Writer's picture: Pastor Hans FienePastor Hans Fiene

Yesterday, in our text about the Roman Centurion who asks for Jesus to heal his servant, I talked about the beautiful irony of it all. The man who is most worthy to have Jesus come under his roof is the man who confesses that he is utterly unworthy to have Jesus come under his roof. It’s the man who knows he’s not a child of Abraham who is the greatest child of Abraham.


Today, we have another beautiful irony in these words of Isaiah, “how beautiful upon the mountains are the feet of him who brings good news, who publishes peace and salvation.” So whose feet are these specifically? Well, at the beginning of Isaiah 52, the Lord is lamenting the state of His people, His rebellious children who sold themselves into slavery for nothing, who traded the love of their God for something utterly worthless–the violence and oppression of the Assyrians. But at this point, God begins to speak a word of comfort. He tells of how He will speak peace to His scattered people. And at the end of chapter 52, God shows them the one who will give them peace, the suffering servant of Israel, the one who will be pierced for their transgressions and crushed for their iniquities.

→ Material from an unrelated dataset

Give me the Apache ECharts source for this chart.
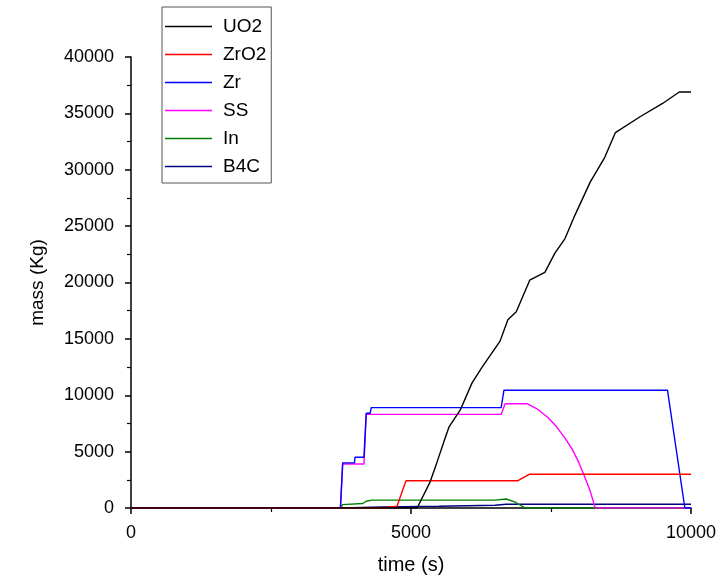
<!DOCTYPE html>
<html>
<head>
<meta charset="utf-8">
<script src="https://cdn.jsdelivr.net/npm/echarts@6/dist/echarts.min.js"></script>
<style>html,body{margin:0;padding:0;background:#fff}#c{width:725px;height:580px}</style>
</head>
<body>
<div id="c"></div>
<script>
const seriesNames = ['UO2', 'ZrO2', 'Zr', 'SS', 'In', 'B4C'];
const xTicks = [0, 5000, 10000];
const yTicks = [0, 5000, 10000, 15000, 20000, 25000, 30000, 35000, 40000];

const uo2Time = [0, 5110, 5340, 5460, 5610, 5680, 5880, 6090, 6270, 6590, 6730, 6880, 7120, 7390, 7570, 7750, 7930, 8200, 8460, 8650, 9090, 9500, 9790, 10000];
const uo2Mass = [0, 0, 2300, 4000, 6200, 7200, 8700, 11100, 12500, 14800, 16700, 17400, 20200, 20900, 22600, 23900, 26000, 28900, 31100, 33300, 34700, 35900, 36900, 36900];

const zro2Time = [0, 4500, 4750, 4910, 6910, 7110, 10000];
const zro2Mass = [0, 0, 150, 2420, 2420, 2990, 2990];

const zrTime = [0, 3740, 3780, 3990, 4000, 4160, 4200, 4270, 4290, 6610, 6660, 9580, 9890, 10000];
const zrMass = [0, 0, 4000, 4000, 4500, 4500, 8400, 8400, 8900, 8900, 10450, 10450, 0, 0];

const ssTime = [0, 3740, 3780, 4160, 4200, 6610, 6680, 7070, 7250, 7450, 7600, 7750, 7880, 8000, 8100, 8200, 8290, 10000];
const ssMass = [0, 0, 3900, 3900, 8300, 8300, 9250, 9250, 8800, 8000, 7200, 6200, 5200, 4000, 2800, 1500, 0, 0];

const inTime = [0, 3740, 3780, 4140, 4200, 4300, 6500, 6700, 6850, 7040, 10000];
const inMass = [0, 0, 300, 400, 600, 700, 700, 800, 550, 0, 0];

const b4cTime = [0, 3740, 4500, 5500, 6500, 6700, 10000];
const b4cMass = [0, 0, 100, 150, 250, 330, 330];

const colors = ['#000000', '#ff0000', '#0000ff', '#ff00ff', '#008000', '#000080'];
const times = [uo2Time, zro2Time, zrTime, ssTime, inTime, b4cTime];
const masses = [uo2Mass, zro2Mass, zrMass, ssMass, inMass, b4cMass];

const zip = (a, b) => a.map((v, i) => [v, b[i]]);
const font = 'Arial, "Liberation Sans", sans-serif';

const chart = echarts.init(document.getElementById('c'));
chart.setOption({
  animation: false,
  grid: { left: 131, right: 34, top: 57, bottom: 69 },
  legend: {
    left: 162, top: 7, orient: 'vertical',
    padding: [10, 5, 7, 3],
    itemGap: 9, itemWidth: 47, itemHeight: 14,
    borderColor: '#555', borderWidth: 1,
    icon: 'path://M0,0 L47,0 L47,1.4 L0,1.4 Z',
    textStyle: { fontFamily: font, fontSize: 19, color: '#000', padding: [0, 0, 0, 6] },
    data: seriesNames.map((n, i) => ({ name: n, itemStyle: { color: colors[i] } }))
  },
  xAxis: {
    type: 'value', min: xTicks[0], max: xTicks[xTicks.length - 1], interval: 5000,
    name: 'time (s)', nameLocation: 'middle', nameGap: 47,
    nameTextStyle: { fontFamily: font, fontSize: 20, color: '#000' },
    axisLine: { lineStyle: { color: '#000', width: 1.5 } },
    axisTick: { inside: false, length: 6, lineStyle: { color: '#000', width: 1.5 } },
    minorTick: { show: true, splitNumber: 2, length: 4, lineStyle: { color: '#000', width: 1.2 } },
    axisLabel: { fontFamily: font, fontSize: 18, color: '#000', margin: 16, formatter: v => String(v) },
    splitLine: { show: false }
  },
  yAxis: {
    type: 'value', min: yTicks[0], max: yTicks[yTicks.length - 1], interval: 5000,
    name: 'mass (Kg)', nameLocation: 'middle', nameGap: 84, nameRotate: 90,
    nameTextStyle: { fontFamily: font, fontSize: 19, color: '#000' },
    axisLine: { show: true, lineStyle: { color: '#000', width: 1.5 } },
    axisTick: { show: true, inside: false, length: 6, lineStyle: { color: '#000', width: 1.5 } },
    minorTick: { show: true, splitNumber: 2, length: 4, lineStyle: { color: '#000', width: 1.2 } },
    axisLabel: { fontFamily: font, fontSize: 18, color: '#000', margin: 17, formatter: v => String(v) },
    splitLine: { show: false }
  },
  series: seriesNames.map((n, i) => ({
    name: n, type: 'line', symbol: 'none', smooth: false,
    data: zip(times[i], masses[i]),
    lineStyle: { color: colors[i], width: 1.4 },
    itemStyle: { color: colors[i] },
    z: 10 - i
  }))
});
</script>
</body>
</html>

So, then, whose beautiful feet are these that bring good news and publish peace and salvation? They’re the feet of the Savior, the feet of the Messiah, the feet of Jesus Christ. How beautiful are the sweat-dripping, dirt-covered, blistered feet that carried a cross up Mount Calvary in order to rescue you from condemnation. How beautiful are the blood-soaked feet of Jesus Christ that have been pierced for your sins and crushed for your iniquities. How beautiful are the hideous feet of our Lord that twitched and died upon the cross in order to pull you out of slavery and death and give you the right to live with Him forever. How beautifully ironic it is that you have been made beautiful to God by something so ugly that men could not stand to look at it. And how beautiful are the once dead, but now living feet of Jesus Christ that walked out of the tomb and carried you into the Kingdom of God.